Reviews

What the Toll Tells

Author: Steven Hanna
02/21/2006 | Chord | www.chordmagazine.com | Album Review
What the Toll Tells, the second album from San Francisco's Two Gallants, is a charming little monster of a record that I guarantee you are not entirely ready for. Yeah, you've cut your teeth on plenty of two-pieces in your day, from early Ween to the White Stripes, so you probably think you know how to navigate the spare, skeletal arrangements that duos, for sheer lack of instruments, tend to offer.

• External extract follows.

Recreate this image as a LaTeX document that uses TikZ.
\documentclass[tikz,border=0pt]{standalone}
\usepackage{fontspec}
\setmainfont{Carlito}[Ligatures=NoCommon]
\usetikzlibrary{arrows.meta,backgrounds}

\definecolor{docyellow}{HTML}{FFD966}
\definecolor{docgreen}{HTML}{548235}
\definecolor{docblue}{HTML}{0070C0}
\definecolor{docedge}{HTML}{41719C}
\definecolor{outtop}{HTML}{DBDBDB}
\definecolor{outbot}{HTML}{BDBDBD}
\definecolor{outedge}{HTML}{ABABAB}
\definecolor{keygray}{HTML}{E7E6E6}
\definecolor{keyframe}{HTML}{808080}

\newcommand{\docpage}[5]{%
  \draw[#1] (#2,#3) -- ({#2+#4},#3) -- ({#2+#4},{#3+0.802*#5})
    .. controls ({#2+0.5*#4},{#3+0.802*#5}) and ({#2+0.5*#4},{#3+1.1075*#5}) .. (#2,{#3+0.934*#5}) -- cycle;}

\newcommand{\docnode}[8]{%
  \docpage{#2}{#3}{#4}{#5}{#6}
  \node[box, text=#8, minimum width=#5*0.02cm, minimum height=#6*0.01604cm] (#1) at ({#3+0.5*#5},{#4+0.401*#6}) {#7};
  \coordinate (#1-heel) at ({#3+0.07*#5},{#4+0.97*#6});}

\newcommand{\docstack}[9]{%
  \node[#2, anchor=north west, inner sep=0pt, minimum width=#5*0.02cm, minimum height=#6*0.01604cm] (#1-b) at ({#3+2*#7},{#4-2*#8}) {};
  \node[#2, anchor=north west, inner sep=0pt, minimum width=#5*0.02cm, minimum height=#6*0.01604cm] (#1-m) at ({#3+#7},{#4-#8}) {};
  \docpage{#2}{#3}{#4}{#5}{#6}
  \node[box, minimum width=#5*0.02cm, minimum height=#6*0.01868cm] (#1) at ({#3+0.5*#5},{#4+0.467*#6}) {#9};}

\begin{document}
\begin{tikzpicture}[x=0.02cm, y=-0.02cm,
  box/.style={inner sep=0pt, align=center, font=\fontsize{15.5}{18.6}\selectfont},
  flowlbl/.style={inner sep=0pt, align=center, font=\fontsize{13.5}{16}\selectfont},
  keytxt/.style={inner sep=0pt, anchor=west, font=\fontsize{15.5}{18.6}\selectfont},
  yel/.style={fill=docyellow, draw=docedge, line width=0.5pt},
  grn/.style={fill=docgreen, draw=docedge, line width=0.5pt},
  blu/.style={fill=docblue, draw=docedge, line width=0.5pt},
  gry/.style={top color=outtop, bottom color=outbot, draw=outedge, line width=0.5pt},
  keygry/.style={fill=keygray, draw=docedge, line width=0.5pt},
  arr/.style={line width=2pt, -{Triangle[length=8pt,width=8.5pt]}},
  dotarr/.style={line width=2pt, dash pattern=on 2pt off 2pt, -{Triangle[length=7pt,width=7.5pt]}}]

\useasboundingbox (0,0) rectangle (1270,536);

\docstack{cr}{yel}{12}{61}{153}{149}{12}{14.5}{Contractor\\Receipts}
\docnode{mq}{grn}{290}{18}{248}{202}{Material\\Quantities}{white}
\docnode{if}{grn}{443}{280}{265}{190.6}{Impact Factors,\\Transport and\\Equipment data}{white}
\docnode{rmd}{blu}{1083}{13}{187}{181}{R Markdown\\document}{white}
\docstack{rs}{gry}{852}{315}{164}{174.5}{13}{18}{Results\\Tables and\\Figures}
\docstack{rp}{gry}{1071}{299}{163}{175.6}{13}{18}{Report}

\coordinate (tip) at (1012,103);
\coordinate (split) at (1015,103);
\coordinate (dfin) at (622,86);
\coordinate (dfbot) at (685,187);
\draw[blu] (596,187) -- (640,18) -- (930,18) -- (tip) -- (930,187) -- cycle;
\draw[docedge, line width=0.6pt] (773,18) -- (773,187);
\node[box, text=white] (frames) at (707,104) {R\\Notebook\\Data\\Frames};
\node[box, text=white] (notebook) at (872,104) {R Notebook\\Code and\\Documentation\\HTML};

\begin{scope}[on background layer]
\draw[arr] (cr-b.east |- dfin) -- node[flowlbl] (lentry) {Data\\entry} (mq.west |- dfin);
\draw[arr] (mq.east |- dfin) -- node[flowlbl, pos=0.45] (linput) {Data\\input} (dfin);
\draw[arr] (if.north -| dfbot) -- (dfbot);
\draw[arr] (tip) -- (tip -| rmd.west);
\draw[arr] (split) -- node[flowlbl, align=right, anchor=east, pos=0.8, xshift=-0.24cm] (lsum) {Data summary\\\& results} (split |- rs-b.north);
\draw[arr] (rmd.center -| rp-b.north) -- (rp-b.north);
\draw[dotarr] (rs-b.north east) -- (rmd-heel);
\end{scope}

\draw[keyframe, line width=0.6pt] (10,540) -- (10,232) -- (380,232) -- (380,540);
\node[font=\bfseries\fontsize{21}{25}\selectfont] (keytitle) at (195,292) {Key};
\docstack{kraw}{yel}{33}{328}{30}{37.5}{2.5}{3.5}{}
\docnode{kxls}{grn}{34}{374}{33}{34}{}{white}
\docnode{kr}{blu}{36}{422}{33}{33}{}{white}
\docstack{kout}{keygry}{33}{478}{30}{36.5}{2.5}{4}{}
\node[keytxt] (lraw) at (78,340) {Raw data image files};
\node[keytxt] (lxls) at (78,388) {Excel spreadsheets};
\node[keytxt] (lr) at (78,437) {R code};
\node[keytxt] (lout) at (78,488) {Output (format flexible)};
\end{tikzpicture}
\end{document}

Or maybe you're already a big fan of the Black Keys, say, so you've learned a thing or two about bluesy rock, and if you're a music aficionado worth your salt, you must know folksy Americana backwards and forwards. It would thus be perfectly reasonable for you to assume that the thorny Harry Smith-ish narratives of singer/guitarist Adam Stephens, as backed by the fleet-fingered percussion of drummer Tyson Vogel, will sound charmingly familiar just as soon as you cue them up. Well, think again.

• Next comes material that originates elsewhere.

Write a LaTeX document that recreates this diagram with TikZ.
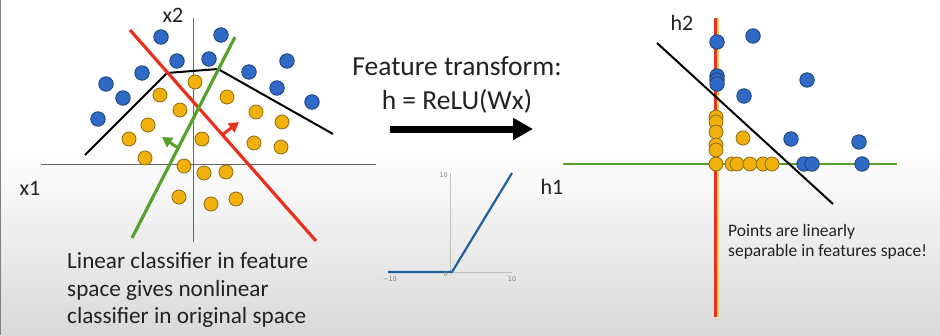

"The songs grew every time we practiced, sometimes very unconsciously," recalls Vogel when I ask how a tune like the nine-minute-plus "Threnody in Minor B" came about. "That one actually materialized quite quickly in comparison to some of the other songs on the record," he continues, "but from the first time we played it together, it made a strong impression on me. We actually tried to keep it as a shorter song, but it never felt fully rounded out or natural in that form, so we kept growing it until it found its form in what you hear on the disc."

What you hear is an epic, a song without set shape that develops almost willfully, as if its verses are just as determined to squirm out of Stephens' and Vogel's grasp as the Gallants themselves are to rein them in. Its story is equal parts lament and raised fist, and its dynamics are stunning, ranging from whisper-quiet passages colored by a guest cellist to raging storms that all emit from that single guitar. It feels informed by a life on the rails that neither Gallant ever led, or by a hard-earned world-weariness that these twenty-somethings have no right to understand, and it demands your attention and makes you instantly anxious to live those nine minutes over again. In short, it sounds like nothing you've heard before, or perhaps like a miraculous frontier stew of everything in music that you've long since fallen in love with.

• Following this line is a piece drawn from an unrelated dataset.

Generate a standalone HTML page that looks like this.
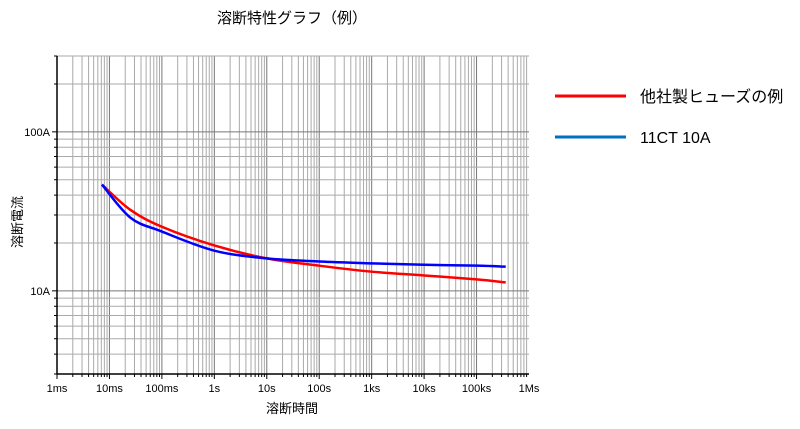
<!DOCTYPE html>
<html><head><meta charset="utf-8"><style>
body{margin:0;background:#fff;}
svg{display:block;font-family:"Liberation Sans","Noto Sans CJK JP",sans-serif;}
</style></head><body>
<svg id="chart" width="800" height="429" xmlns="http://www.w3.org/2000/svg">
<text x="292" y="23" font-size="15" text-anchor="middle">溶断特性グラフ（例）</text>
<g id="grid"></g>
<g id="axes"></g>
<g id="series"></g>
<text x="292" y="413" font-size="13" text-anchor="middle">溶断時間</text>
<text transform="translate(22,222) rotate(-90)" font-size="13" text-anchor="middle">溶断電流</text>
<g>
<line x1="555" y1="96" x2="626" y2="96" stroke="#ff0000" stroke-width="3"/>
<text x="640" y="102" font-size="16">他社製ヒューズの例</text>
<line x1="555" y1="137" x2="626" y2="137" stroke="#0070c0" stroke-width="3"/>
<text x="640" y="143" font-size="16">11CT 10A</text>
</g>
</svg>
<script>
const xTickValues=[1e-3,1e-2,1e-1,1,10,100,1e3,1e4,1e5,1e6];
const xTickLabels=["1ms","10ms","100ms","1s","10s","100s","1ks","10ks","100ks","1Ms"];
const yTickValues=[10,100];
const yTickLabels=["10A","100A"];
const timesOther=[0.0072,0.0248,0.1,1,10,100,1000,10000,100000,360000];
const currentOther=[46.6,32.4,25.3,19.3,16.0,14.4,13.2,12.5,11.8,11.3];
const times11CT=[0.0072,0.025,0.1,1,10,100,1000,10000,100000,360000];
const current11CT=[46.6,28.9,23.6,17.9,16.0,15.3,14.9,14.6,14.4,14.2];

const L=57,R=529,T=56,B=374,xmin=1e-3,xmax=1e6,ymin=3,ymax=300;
function X(t){return L+(R-L)*(Math.log10(t)-Math.log10(xmin))/(Math.log10(xmax)-Math.log10(xmin));}
function Y(a){return B-(B-T)*(Math.log10(a)-Math.log10(ymin))/(Math.log10(ymax)-Math.log10(ymin));}
const NS="http://www.w3.org/2000/svg";
function mk(tag,attrs,parent){const e=document.createElementNS(NS,tag);for(const k in attrs)e.setAttribute(k,attrs[k]);parent.appendChild(e);return e;}
const grid=document.getElementById('grid'),axes=document.getElementById('axes'),series=document.getElementById('series');
for(let d=-3;d<6;d++){for(let m=1;m<10;m++){const t=m*Math.pow(10,d);const x=X(t);
const l=mk('line',{x1:x,y1:T,x2:x,y2:B,stroke:m==1?'#777':'#aaa','stroke-width':1},grid);


const tk=mk('line',{x1:x,y1:B,x2:x,y2:B+(m==1?5:3),stroke:'#000'},axes);

}}
for(let d=0;d<3;d++){for(let m=1;m<10;m++){const a=m*Math.pow(10,d);if(a<ymin||a>ymax)continue;const y=Y(a);
const l=mk('line',{x1:L,y1:y,x2:R,y2:y,stroke:m==1?'#777':'#aaa','stroke-width':1},grid);


const tk=mk('line',{x1:L-(m==1?5:3),y1:y,x2:L,y2:y,stroke:'#000'},axes);

}}
const ax=mk('path',{d:`M${L},${T}V${B}H${R}`,fill:'none',stroke:'#000','stroke-width':1.5},axes);


xTickValues.forEach((v,i)=>{const t=mk('text',{x:X(v),y:B+18,'font-size':11,'text-anchor':'middle'},axes);t.textContent=xTickLabels[i];

});
yTickValues.forEach((v,i)=>{const t=mk('text',{x:L-7,y:Y(v)+4,'font-size':11,'text-anchor':'end'},axes);t.textContent=yTickLabels[i];

});
function path(ts,as){const p=ts.map((t,i)=>[X(t),Y(as[i])]);let d=`M${p[0][0]},${p[0][1]}`;
for(let i=0;i<p.length-1;i++){const p0=p[i-1]||p[i],p1=p[i],p2=p[i+1],p3=p[i+2]||p2;
const c1=[p1[0]+(p2[0]-p0[0])/6,p1[1]+(p2[1]-p0[1])/6],c2=[p2[0]-(p3[0]-p1[0])/6,p2[1]-(p3[1]-p1[1])/6];
d+=`C${c1[0]},${c1[1]} ${c2[0]},${c2[1]} ${p2[0]},${p2[1]}`;}return d;}
const s1=mk('path',{d:path(timesOther,currentOther),fill:'none',stroke:'#ff0000','stroke-width':2.5},series);


const s2=mk('path',{d:path(times11CT,current11CT),fill:'none',stroke:'#0000ff','stroke-width':2.5},series);


</script>
</body></html>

"Being honest in our music - in everything we do - is the most important thing to us," Vogel continues, modestly claiming that his band doesn't consciously attempt to craft songs that are complex or in any way ostentatious. "Actually, I feel more comfortable, more natural, in the way we play music than if we were to stick to the repeated verse-chorus-verse format. It feels more free to be following the music and story wherever it may take us."

One of the extraordinary things about a shaggy, Jack White-ish rocker like "Las Cruces Jail" or an easygoing shuffle like the caffeinated-Dylan travelin' tune "Steady Rollin'" is the way Vogel's drums contribute to the music rather than simply hold it together.

"The drums are a very sensitive instrument," Vogel insists when I ask about this, "very personal and emotive. I actually feel very unnatural and strange when I play a more obvious, predetermined beat. In the end, the songs dictate how we play them, and they push us, and we push each other. We're just following how we feel."

Fans of the band's 2004 debut, The Throes, will be glad to hear that Two Gallants haven't changed their signature sound a bit since signing to Omaha's hip Saddle Creek label. Indeed, the biggest surprise of What the Toll Tells may be discovering how perfectly Stephens' gotta-get-these-words-out howl fits in with the larynx-on-their-sleeves work of emotional jeremiahs like Conor Oberst and Tim Kasher.

But for the time being, anyway, the band has no intention of following in the collaborative footsteps of their labelmates, who are famous for featuring friends by the dozen on their records. After all, that number in the band's moniker makes it pretty clear exactly how many heads are involved in this music.

"There's a delicate balance of freedom and control when we're creating or playing, or writing or performing together," Vogel muses of his creative relationship with Stephens, "and even though there's only two of us, I have never felt that we have ever been limited by the format. There have been times where certain things haven't felt right, or sounded right, but it reflected not that we were limited, but that we had more to delve into to find our truth in the song."